The fifth episode reminded me that love isn’t always a whole relationship, rather a realization about what matters and who’s important. The sixth one made me angry and I won’t really get into my thoughts on it now, just watch it. The seventh one showed me the love I’d developed as a single person: for other people, non-romantically. For unexpected family, like the people I had slowly let infiltrate my life despite the voice telling me “what’s the point?”. But it was at the final episode that I realized how important it is to pursue love. How necessary it is to live in the moment, to find the people who give meaning to those moments, and hold them tight.

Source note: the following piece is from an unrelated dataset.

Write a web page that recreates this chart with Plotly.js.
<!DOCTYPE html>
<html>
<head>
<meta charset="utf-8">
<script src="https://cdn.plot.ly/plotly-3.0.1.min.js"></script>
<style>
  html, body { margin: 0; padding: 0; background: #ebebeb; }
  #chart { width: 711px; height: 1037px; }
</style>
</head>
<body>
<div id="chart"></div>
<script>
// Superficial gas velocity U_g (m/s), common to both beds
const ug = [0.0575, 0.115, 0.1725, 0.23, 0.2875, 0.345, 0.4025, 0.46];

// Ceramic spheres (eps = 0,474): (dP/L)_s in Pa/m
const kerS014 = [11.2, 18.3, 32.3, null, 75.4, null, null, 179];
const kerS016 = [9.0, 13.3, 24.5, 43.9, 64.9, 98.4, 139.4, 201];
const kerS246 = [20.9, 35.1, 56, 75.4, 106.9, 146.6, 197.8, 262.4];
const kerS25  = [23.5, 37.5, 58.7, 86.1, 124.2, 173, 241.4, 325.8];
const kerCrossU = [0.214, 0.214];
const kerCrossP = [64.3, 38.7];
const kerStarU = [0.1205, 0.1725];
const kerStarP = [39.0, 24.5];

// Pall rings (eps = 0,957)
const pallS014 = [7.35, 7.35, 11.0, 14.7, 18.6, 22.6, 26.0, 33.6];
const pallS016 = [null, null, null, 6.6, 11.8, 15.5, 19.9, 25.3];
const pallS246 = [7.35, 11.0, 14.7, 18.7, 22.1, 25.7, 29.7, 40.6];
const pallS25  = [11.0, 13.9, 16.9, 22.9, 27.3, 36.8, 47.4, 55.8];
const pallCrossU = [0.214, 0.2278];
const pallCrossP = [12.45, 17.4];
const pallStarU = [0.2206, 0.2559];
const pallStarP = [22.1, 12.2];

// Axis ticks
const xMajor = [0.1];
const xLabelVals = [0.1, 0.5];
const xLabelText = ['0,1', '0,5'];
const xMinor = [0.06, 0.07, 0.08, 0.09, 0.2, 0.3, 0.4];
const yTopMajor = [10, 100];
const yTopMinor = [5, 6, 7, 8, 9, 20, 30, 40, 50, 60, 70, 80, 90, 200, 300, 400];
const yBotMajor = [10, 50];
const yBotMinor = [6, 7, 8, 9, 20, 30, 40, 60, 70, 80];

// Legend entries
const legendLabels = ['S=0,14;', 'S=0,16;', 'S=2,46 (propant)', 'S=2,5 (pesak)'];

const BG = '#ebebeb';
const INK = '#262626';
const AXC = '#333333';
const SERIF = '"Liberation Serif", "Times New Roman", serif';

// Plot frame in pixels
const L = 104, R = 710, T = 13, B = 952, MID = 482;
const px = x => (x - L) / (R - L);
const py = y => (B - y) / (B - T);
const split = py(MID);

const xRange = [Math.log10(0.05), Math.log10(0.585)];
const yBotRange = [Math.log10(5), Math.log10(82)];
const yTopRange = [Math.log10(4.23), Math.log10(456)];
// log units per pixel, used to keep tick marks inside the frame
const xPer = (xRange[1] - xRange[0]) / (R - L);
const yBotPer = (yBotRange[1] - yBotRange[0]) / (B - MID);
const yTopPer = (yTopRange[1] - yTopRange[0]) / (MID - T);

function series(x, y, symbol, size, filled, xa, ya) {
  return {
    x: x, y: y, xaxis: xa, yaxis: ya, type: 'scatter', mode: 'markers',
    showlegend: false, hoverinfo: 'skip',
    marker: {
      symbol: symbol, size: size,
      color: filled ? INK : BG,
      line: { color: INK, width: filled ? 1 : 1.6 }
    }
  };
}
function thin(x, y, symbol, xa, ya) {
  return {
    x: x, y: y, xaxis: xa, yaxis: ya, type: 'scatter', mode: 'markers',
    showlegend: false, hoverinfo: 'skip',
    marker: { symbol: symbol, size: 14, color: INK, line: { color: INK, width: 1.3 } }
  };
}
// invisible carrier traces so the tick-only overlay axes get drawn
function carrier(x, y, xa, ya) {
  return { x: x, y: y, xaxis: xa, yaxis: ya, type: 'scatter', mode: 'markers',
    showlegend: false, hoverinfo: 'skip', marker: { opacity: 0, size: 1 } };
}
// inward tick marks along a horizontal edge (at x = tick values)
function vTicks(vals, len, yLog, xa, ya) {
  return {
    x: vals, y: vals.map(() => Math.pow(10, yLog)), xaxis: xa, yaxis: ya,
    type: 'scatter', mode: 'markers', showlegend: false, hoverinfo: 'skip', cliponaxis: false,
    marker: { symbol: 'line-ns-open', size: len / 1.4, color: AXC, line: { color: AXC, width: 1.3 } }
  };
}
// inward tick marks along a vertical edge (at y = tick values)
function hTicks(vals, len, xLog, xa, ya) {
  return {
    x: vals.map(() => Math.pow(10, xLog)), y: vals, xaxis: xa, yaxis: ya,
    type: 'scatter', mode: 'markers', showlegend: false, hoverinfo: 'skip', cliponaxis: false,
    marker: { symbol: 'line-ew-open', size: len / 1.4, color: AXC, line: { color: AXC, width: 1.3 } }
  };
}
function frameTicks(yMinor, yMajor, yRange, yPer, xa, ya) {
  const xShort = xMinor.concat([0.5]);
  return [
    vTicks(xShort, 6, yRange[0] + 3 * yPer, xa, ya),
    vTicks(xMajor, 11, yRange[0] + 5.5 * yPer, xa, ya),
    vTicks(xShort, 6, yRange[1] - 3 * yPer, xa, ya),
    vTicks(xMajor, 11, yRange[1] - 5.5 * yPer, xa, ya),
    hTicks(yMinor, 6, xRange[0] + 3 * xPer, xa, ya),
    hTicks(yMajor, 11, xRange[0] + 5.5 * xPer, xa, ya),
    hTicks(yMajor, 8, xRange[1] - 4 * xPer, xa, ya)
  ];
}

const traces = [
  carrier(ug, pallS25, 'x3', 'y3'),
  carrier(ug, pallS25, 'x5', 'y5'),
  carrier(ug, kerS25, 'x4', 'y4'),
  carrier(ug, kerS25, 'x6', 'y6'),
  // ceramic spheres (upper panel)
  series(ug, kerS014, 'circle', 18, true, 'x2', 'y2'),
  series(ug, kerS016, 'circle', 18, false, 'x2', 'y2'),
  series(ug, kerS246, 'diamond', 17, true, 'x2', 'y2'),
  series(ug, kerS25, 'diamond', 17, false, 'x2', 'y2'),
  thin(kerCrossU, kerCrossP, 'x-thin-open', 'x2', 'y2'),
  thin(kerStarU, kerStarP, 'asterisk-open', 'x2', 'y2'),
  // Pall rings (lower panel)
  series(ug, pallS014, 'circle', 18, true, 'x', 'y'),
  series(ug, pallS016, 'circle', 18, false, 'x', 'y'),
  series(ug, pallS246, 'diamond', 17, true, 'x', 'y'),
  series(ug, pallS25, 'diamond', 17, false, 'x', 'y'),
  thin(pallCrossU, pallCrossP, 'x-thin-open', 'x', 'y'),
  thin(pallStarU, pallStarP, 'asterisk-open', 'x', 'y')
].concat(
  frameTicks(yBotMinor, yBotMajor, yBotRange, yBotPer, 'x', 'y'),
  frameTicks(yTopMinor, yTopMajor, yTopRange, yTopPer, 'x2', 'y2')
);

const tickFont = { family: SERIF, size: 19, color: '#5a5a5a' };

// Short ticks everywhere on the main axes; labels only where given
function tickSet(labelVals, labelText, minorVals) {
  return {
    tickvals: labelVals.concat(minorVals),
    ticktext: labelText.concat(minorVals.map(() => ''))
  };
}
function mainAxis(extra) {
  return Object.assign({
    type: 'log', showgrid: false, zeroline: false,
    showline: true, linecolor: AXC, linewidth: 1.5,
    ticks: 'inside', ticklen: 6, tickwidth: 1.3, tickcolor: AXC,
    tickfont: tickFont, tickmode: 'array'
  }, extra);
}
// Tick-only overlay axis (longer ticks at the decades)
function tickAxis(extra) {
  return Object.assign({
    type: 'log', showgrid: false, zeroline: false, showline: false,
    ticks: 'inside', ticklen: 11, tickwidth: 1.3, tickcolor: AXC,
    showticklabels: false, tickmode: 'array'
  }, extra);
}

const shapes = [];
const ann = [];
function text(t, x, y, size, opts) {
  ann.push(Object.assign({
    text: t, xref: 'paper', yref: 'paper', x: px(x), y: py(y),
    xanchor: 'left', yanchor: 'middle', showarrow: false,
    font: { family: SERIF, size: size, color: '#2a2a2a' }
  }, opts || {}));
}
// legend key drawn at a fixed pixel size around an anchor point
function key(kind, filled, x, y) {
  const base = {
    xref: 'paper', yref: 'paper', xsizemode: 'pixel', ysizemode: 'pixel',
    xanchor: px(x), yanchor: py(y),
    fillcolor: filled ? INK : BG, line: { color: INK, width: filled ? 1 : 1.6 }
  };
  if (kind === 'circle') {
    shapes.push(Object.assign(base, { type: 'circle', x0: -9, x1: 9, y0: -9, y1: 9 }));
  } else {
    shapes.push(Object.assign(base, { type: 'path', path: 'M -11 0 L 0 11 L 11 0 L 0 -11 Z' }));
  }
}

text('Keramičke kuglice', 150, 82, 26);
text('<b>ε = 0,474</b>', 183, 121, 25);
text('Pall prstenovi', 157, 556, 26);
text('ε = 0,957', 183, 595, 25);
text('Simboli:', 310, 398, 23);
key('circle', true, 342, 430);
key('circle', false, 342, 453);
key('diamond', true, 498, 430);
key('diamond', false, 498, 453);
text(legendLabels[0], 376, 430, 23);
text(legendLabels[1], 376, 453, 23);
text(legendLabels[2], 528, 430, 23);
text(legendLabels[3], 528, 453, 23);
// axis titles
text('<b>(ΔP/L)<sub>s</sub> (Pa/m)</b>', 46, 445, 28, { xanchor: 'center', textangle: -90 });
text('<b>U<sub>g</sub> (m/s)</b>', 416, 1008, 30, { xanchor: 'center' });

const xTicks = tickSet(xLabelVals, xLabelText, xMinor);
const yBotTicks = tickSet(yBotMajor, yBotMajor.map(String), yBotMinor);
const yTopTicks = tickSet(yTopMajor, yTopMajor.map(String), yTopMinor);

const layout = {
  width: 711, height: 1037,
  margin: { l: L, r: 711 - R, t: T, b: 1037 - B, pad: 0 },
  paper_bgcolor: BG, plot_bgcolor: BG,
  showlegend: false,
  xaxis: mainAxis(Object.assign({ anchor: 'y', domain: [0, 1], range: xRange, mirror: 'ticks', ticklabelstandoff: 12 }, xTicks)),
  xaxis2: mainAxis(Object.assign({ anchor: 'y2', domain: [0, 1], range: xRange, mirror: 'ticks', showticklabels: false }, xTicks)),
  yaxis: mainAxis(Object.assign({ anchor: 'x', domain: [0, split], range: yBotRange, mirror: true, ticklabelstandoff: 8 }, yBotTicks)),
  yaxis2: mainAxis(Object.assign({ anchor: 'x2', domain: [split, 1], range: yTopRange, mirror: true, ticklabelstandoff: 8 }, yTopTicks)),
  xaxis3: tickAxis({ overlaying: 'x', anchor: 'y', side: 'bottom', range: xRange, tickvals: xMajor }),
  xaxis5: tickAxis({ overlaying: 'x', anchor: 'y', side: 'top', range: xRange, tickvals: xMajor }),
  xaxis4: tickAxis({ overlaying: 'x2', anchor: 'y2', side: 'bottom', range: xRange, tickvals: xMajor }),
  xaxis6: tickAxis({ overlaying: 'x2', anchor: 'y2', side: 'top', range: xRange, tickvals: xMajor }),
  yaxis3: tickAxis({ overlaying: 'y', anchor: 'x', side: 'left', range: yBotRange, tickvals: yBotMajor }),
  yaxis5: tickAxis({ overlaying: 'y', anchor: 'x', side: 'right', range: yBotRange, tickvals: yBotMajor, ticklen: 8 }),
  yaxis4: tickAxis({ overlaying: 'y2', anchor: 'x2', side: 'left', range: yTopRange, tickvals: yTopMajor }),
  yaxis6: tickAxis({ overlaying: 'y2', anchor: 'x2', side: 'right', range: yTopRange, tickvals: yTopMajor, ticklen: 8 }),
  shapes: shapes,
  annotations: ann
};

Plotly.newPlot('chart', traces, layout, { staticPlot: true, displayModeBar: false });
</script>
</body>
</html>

Or they’ll slip away and you’ll have nothing to show for it.

After all of this, what is Modern Love? To me, it’s making the effort even if it backfires. It’s always reaching for better, either for yourself or for your loved ones. It’s sweet and genuine, a little awkward, and ultimately vulnerable. It’s finding and re-loving even if it hurt the last time, kind of like dusting off old roller-skates after falling a few times. My god it’s cheesy, and that’s probably because so many people have said it over and over again: it’s messy and touching and an important part of living your life.

So maybe I’ll peruse a dating app or two (should I report back?). Maybe I’ll ask someone out for the first time in years. Maybe I’ll do everything wrong and another crazy Brit will fall into my lap like last time. All I know for sure is that I think I’ll be a little less passive from now on. Falling in love is a brutal and beautiful thing, and I don’t think I want to let that pass me by anymore.